* _What you need to do_: Repeat all of the material below exactly as written, images excluded.
- - - -
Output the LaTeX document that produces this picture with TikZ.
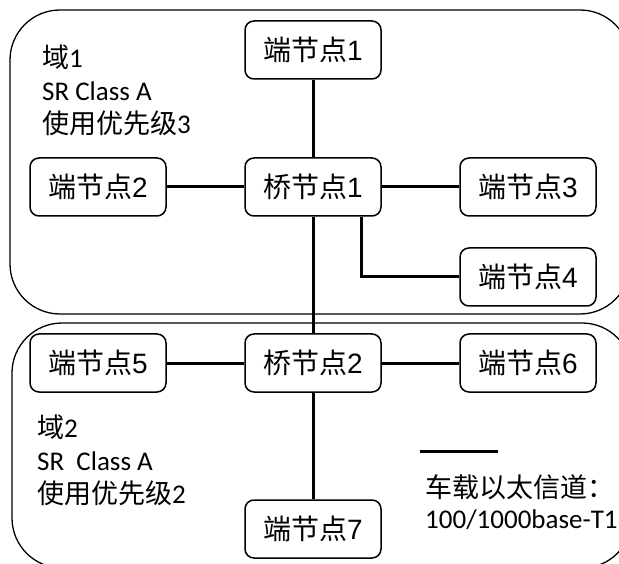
\documentclass[tikz,border=0pt]{standalone}
\usepackage{fontspec}
\setmainfont{Liberation Sans}
\newfontfamily\cjk{Noto Sans CJK SC}
\newfontfamily\calfont{Carlito}
\begin{document}
\begin{tikzpicture}[x=1pt,y=-1pt,
  nodebox/.style={draw, line width=1.5pt, rounded corners=9pt, minimum width=136pt, minimum height=58pt, inner sep=0pt, font=\fontsize{28}{30}\selectfont},
  link/.style={line width=3pt},
  domainbox/.style={draw, line width=1.3pt, rounded corners=50pt},
  lab/.style={anchor=base west, inner sep=0pt, font=\calfont\fontsize{27}{30}\selectfont}]
\useasboundingbox (0,0) rectangle (619,564);
\clip (0,0) rectangle (619,564);
% domains
\draw[domainbox] (10,10) rectangle (630,314);
\draw[domainbox] (12,323) rectangle (632,568);
% nodes
\node[nodebox] (e1) at (313,50)  {{\cjk 端节点}1};
\node[nodebox] (e2) at (98,187)  {{\cjk 端节点}2};
\node[nodebox] (b1) at (313,187) {{\cjk 桥节点}1};
\node[nodebox] (e3) at (528,187) {{\cjk 端节点}3};
\node[nodebox] (e4) at (528,277) {{\cjk 端节点}4};
\node[nodebox] (e5) at (98,363)  {{\cjk 端节点}5};
\node[nodebox] (b2) at (313,363) {{\cjk 桥节点}2};
\node[nodebox] (e6) at (528,363) {{\cjk 端节点}6};
\node[nodebox] (e7) at (313,529) {{\cjk 端节点}7};
% links
\draw[link] (e1) -- (b1);
\draw[link] (e2) -- (b1);
\draw[link] (b1) -- (e3);
\draw[link] ([xshift=48pt]b1.south) |- (e4.west);
\draw[link] (b1) -- (b2);
\draw[link] (e5) -- (b2);
\draw[link] (b2) -- (e6);
\draw[link] (b2) -- (e7);
% domain labels
\node[lab] (d1a) at (42,68)  {{\cjk 域}1};
\node[lab] (d1b) at (42,101) {SR Class A};
\node[lab] (d1c) at (42,134) {{\cjk 使用优先级}3};
\node[lab] (d2a) at (37,437) {{\cjk 域}2};
\node[lab] (d2b) at (37,470) {SR\ \ Class A};
\node[lab] (d2c) at (37,503) {{\cjk 使用优先级}2};
% legend
\coordinate (l1) at (420,451);
\coordinate (l2) at (498,451);
\draw[link] (l1) -- (l2);
\node[lab] (lg1) at (425,497) {{\cjk 车载以太信道：}};
\node[lab] (lg2) at (425,528) {100/1000base-T1};
\end{tikzpicture}
\end{document}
- - - -
* _Correct response_:
Output the LaTeX document that produces this picture with TikZ.
\documentclass[tikz,border=0pt]{standalone}
\usepackage{fontspec}
\setmainfont{Liberation Sans}
\newfontfamily\cjk{Noto Sans CJK SC}
\newfontfamily\calfont{Carlito}
\begin{document}
\begin{tikzpicture}[x=1pt,y=-1pt,
  nodebox/.style={draw, line width=1.5pt, rounded corners=9pt, minimum width=136pt, minimum height=58pt, inner sep=0pt, font=\fontsize{28}{30}\selectfont},
  link/.style={line width=3pt},
  domainbox/.style={draw, line width=1.3pt, rounded corners=50pt},
  lab/.style={anchor=base west, inner sep=0pt, font=\calfont\fontsize{27}{30}\selectfont}]
\useasboundingbox (0,0) rectangle (619,564);
\clip (0,0) rectangle (619,564);
% domains
\draw[domainbox] (10,10) rectangle (630,314);
\draw[domainbox] (12,323) rectangle (632,568);
% nodes
\node[nodebox] (e1) at (313,50)  {{\cjk 端节点}1};
\node[nodebox] (e2) at (98,187)  {{\cjk 端节点}2};
\node[nodebox] (b1) at (313,187) {{\cjk 桥节点}1};
\node[nodebox] (e3) at (528,187) {{\cjk 端节点}3};
\node[nodebox] (e4) at (528,277) {{\cjk 端节点}4};
\node[nodebox] (e5) at (98,363)  {{\cjk 端节点}5};
\node[nodebox] (b2) at (313,363) {{\cjk 桥节点}2};
\node[nodebox] (e6) at (528,363) {{\cjk 端节点}6};
\node[nodebox] (e7) at (313,529) {{\cjk 端节点}7};
% links
\draw[link] (e1) -- (b1);
\draw[link] (e2) -- (b1);
\draw[link] (b1) -- (e3);
\draw[link] ([xshift=48pt]b1.south) |- (e4.west);
\draw[link] (b1) -- (b2);
\draw[link] (e5) -- (b2);
\draw[link] (b2) -- (e6);
\draw[link] (b2) -- (e7);
% domain labels
\node[lab] (d1a) at (42,68)  {{\cjk 域}1};
\node[lab] (d1b) at (42,101) {SR Class A};
\node[lab] (d1c) at (42,134) {{\cjk 使用优先级}3};
\node[lab] (d2a) at (37,437) {{\cjk 域}2};
\node[lab] (d2b) at (37,470) {SR\ \ Class A};
\node[lab] (d2c) at (37,503) {{\cjk 使用优先级}2};
% legend
\coordinate (l1) at (420,451);
\coordinate (l2) at (498,451);
\draw[link] (l1) -- (l2);
\node[lab] (lg1) at (425,497) {{\cjk 车载以太信道：}};
\node[lab] (lg2) at (425,528) {100/1000base-T1};
\end{tikzpicture}
\end{document}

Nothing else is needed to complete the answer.